Sudah tangkapannya sedikit, harga ikan juga ikutan turun," keluhnya.
Saat
ini harga ikan untuk tiap kilogramnya dihargai Rp 25 ribu. "Kalau
dijual di dekat rumah malah harganya hanya Rp 20 ribu perkilogram,"
ucapnya.
Keluhan serupa juga diakui Badrian (55), nelayan asal
Majingklak Pangandaran yang mencari ikan di pantai Pelawangan. Kondisi
tangkapan Badrian sedikit lebih baik dari Bono. "Tadi saya keluar pukul
06.00 WIB sudah dapat lima kilogram ikan bekuku. Sekarang ini memang
susah buat dapat ikan," ucapnya yang menggunakan perahu cukung.
Cuaca
yang tidak menentu ditambah harga BBM yang naik turun membuat nelayan
semakin terjepit. Untuk melaut seharian, kedua nelayan ini menghabiskan
bahan bakar mulai dari 1 sampai 2 liter setiap kali berangkat.
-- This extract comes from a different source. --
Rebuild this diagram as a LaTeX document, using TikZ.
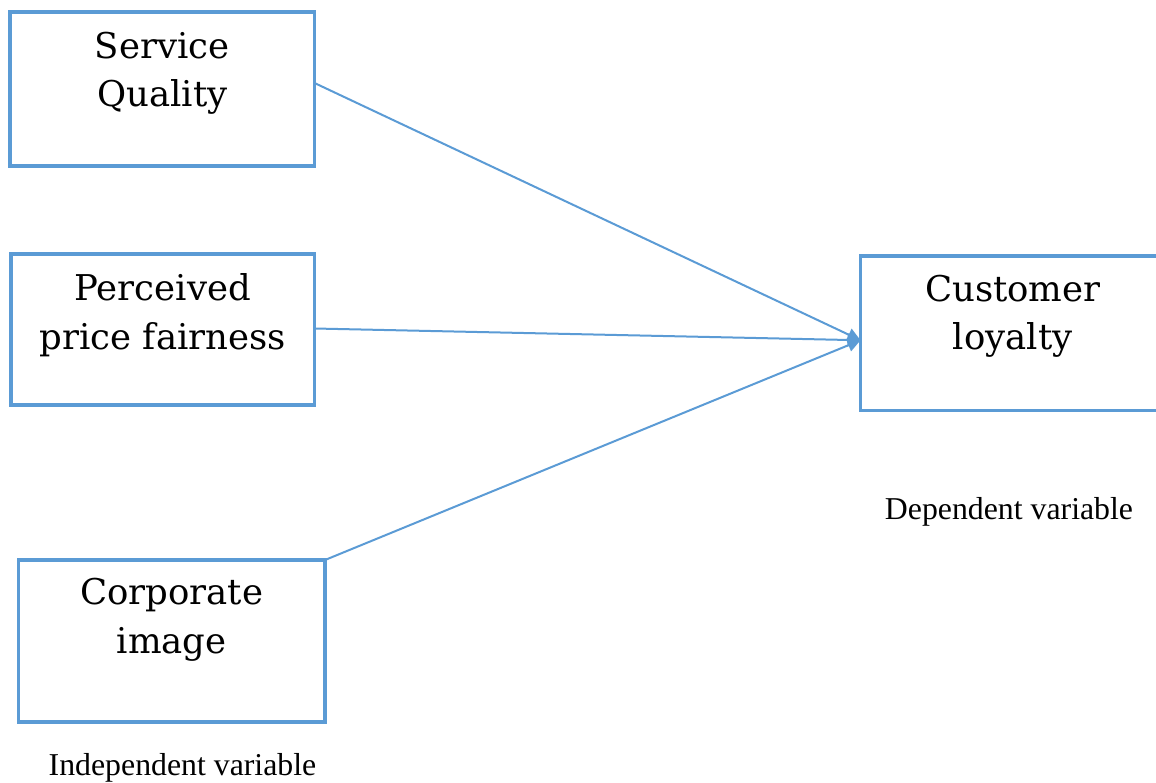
\documentclass[tikz,border=0pt]{standalone}
\usepackage{fontspec}
\setmainfont{Liberation Serif}
\newfontfamily\boxfont{DejaVu Serif}
\usetikzlibrary{arrows.meta}
\definecolor{edge}{RGB}{91,155,213}

\begin{document}
\begin{tikzpicture}[x=1pt,y=-1pt,
  varbox/.style={draw=edge, line width=3.5pt, inner sep=0pt, outer sep=0pt, anchor=north west},
  boxtext/.style={font=\boxfont\fontsize{35.5}{48.5}\selectfont, align=center, anchor=base, inner sep=0pt},
  caption/.style={font=\fontsize{31.8}{36}\selectfont, anchor=base, inner sep=0pt},
  link/.style={draw=edge, line width=2pt, -{Triangle[length=13pt,width=13pt]}}]

  \useasboundingbox (0,0) rectangle (1156,783);

  % independent variables
  \node[varbox, minimum width=304.5pt, minimum height=154pt] (sq) at (10,12) {};
  \node[varbox, minimum width=303.5pt, minimum height=151pt] (pf) at (11,254) {};
  \node[varbox, minimum width=306.5pt, minimum height=162pt] (ci) at (18.5,560) {};
  % dependent variable
  \node[varbox, minimum width=304.5pt, minimum height=154.5pt] (cl) at (860.5,256) {};

  % labels (base anchor sits on the last line)
  \node[boxtext] (sqt) at ([yshift=-95pt]sq.north) {Service\\Quality};
  \node[boxtext] (pft) at ([yshift=-95pt]pf.north) {Perceived\\price fairness};
  \node[boxtext] (cit) at ([yshift=-93pt]ci.north) {Corporate\\image};
  \node[boxtext] (clt) at ([yshift=-94pt]cl.north) {Customer\\loyalty};

  \node[caption] (iv) at (182.5,775) {Independent variable};
  \node[caption] (dv) at (1009,519) {Dependent variable};

  % connectors
  \coordinate (tip) at ([yshift=-7pt]cl.west);
  \draw[link] ([yshift=6pt]sq.east) -- (tip);
  \draw[link] ([yshift=1pt]pf.east) -- (tip);
  \draw[link] (ci.north east) -- (tip);
\end{tikzpicture}
\end{document}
Kenaikan harga BBM terlalu sering berbahaya
Dewan Perwakilan Rakyat (DPR)
menilai, berbahaya jika pemerintah sering menaikkan harga Bahan Bakar
Minyak (BBM). Untuk itu, pemerintah diminta tidak mengubah harga
komoditas primer itu setiap bulan.
"Masalah frekuensi kalau
terlalu cepat berbahaya. Dampak kenaikan terdahulu belum selesai, muncul
lagi dampak baru akibat kenaikan sekarang. Jadi dampaknya
terakumulasi," kata Anggota Komisi VII Fraksi Partai Nasdem Kurtubi saat
rapat kerja dengan Kementerian ESDM, SKK Migas, dan Pertamina,
Jakarta, Senin (30/3).
Maka
itu, dia mengusulkan agar penyesuaian harga BBM dilakukan minimal enam
bulan atau setahun. Perhitungan besaran harganya didasarkan pada patokan
harga minyak Singapura (MOPS), asumsi harga minyak mentah Indonesia dan
kurs rupiah terhadap dolar Amerika Serikat dalam APBN.
"Nanti
implementasi harganya bisa lebih tinggi atau lebih rendah. Kalau harga
lebih rendah dari patokan pemerintah bisa dapat laba bersih minyak.
Kalau lebih tinggi, pemerintah bisa pakai laba bersih itu untuk
menambal," katanya.
Menurut Kurtubi, skema itu bisa membuat harga
BBM lebih stabil. Dengan begitu, gejolak ditimbulkan oleh penaikan
harga BBM di masyarakat bisa diredam.